If you visit Waitrose in Paddock Wood and perhaps park your car near the border with the railway land you may have noticed that there is a short drainage ditch about  80 - 100 metres long, which joins up with the main culvert near the John Brunt public house, just before it disappears under the railway.

The culvert is overshadowed by trees and bushes, but for about a third of its length sunlight reaches the banks & bottom of the ditch. 



Perched across one of the lower branches of one of these trees is an abandoned collard dove nest of twigs, which perhaps provided a place where new life began as young collard dove chicks started life in this nest.

However there is certainly life in the more open areas of the ditch, as a visit on Sunday 21st August revealed.

The ditch had a wonderful display of late summer flowers, attracting honey bees and bumble bees to gather pollen and sip nectar. The flowering plants included Purple loosestriff, greater willowherb,, meadowsweet, greater birds-foot trefoil, ragwort as well as figwort & bulrushes.




Amongst the trees and bushes I found  buddleia still in flower and berries ripening amongst the guelder rose and a hawthorn bush.
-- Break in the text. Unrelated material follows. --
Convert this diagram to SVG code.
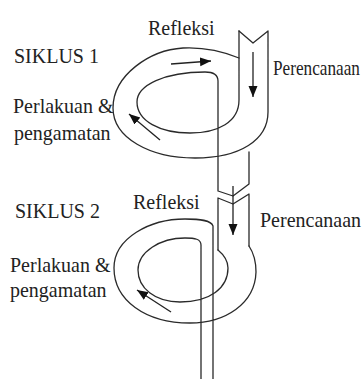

Ok, so not exactly a nature reserve, but in this short stretch of neglected ditch, alongside an area covered in tarmac, nature has grabbed a toehold and was doing its best to bring colour and life to an urban setting. 



Lovely to see :-).


1 comment:

  1. I am glad to have found this! I have been looking for blogs that focused in the natural history of a small or specific area, so I will enjoy reading this even though I have seen the place.